The report reveals that only two in five London local authorities are managing to meet housing benefit administration targets.

This means that out of London's 160,000 people receiving housing benefit, just over 60,000 are getting payments consistently on time. The remaining 100,000 are often having to wait months for their housing benefit to be paid. In the meantime, their rent arrears are spiralling causing tenants panic and distress and pushing some HAs the edge of bankruptcy.

Reaping the Benefit focuses on the good practice of high performing local authorities and how others can learn from them. It successfully evaluates the current problems with the delivery of housing benefit administration and identifies possible solutions, focusing on positive changes that can be made by government, local authorities and London's housing associations to improve the failing system.

However, the report argues that without changes from the government to simplify the system, most local authorities are going to struggle to meet their performance targets.

Sue Ellenby, head of the London Housing Federation, commented: 'Over the past year there have been over 85 changes to the housing benefit system. It is therefore not suprising that local authorities are struggling to keep up with this ever changing and complex system.

'What we need is for the government to simplify the system, stop making frequent changes and ensure that housing benefit administration is properly funded. This will give local authorities the opportunity to develop the efficient and effective service that landlords and tenants need.
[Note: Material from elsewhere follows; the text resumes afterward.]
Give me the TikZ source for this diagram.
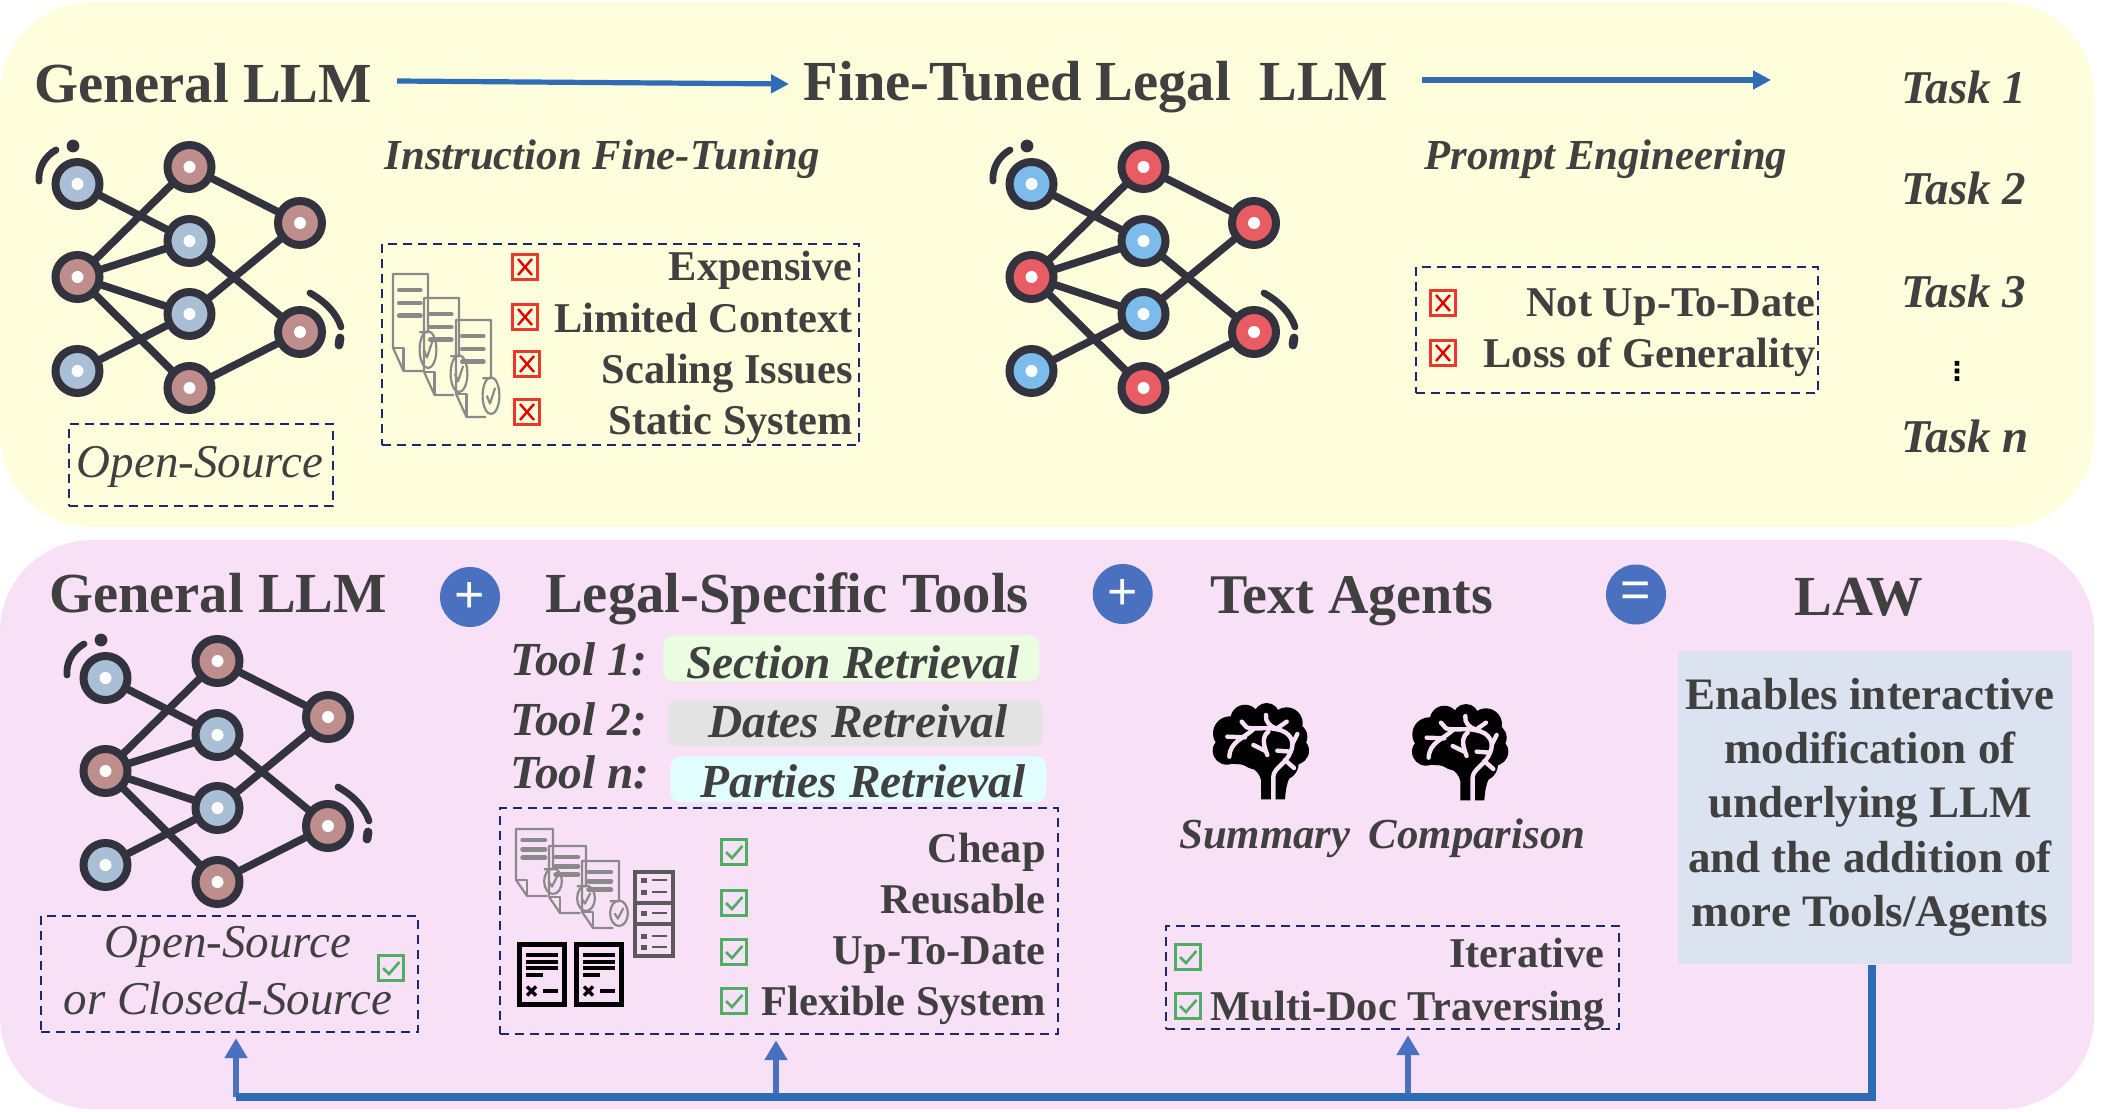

I have been delighted with the co-operation of the Association of London Government with this production of this report.

'Thousands of housing associations and their tenants are having to wait months for housing benefit - it's just not good enough. We hope that this report illustrates that by working together to make logical changes we can get the system working.'

Tony Newman, chair of housing oanel, Association of London Government, commented: 'The ALG and its members boroughs recognise that performance needs to improve and that an examination of the constraints on improved performance which also positively promotes best practice has been overdue.

'The ALG and its member have therefore been enthusiastic about co-operating with the London Housing Federation and HACAS on the preparation of this report. The report moves us on from debates focused on attributing blame for what has gone wrong to focusing on finding and promoting solutions.'


The London Housing Federation is the voice and an advocate of decent housing for all Londoners. It is the membership body representing independent social landlords. The London Housing Federation is a regional office of the National Housing Federation.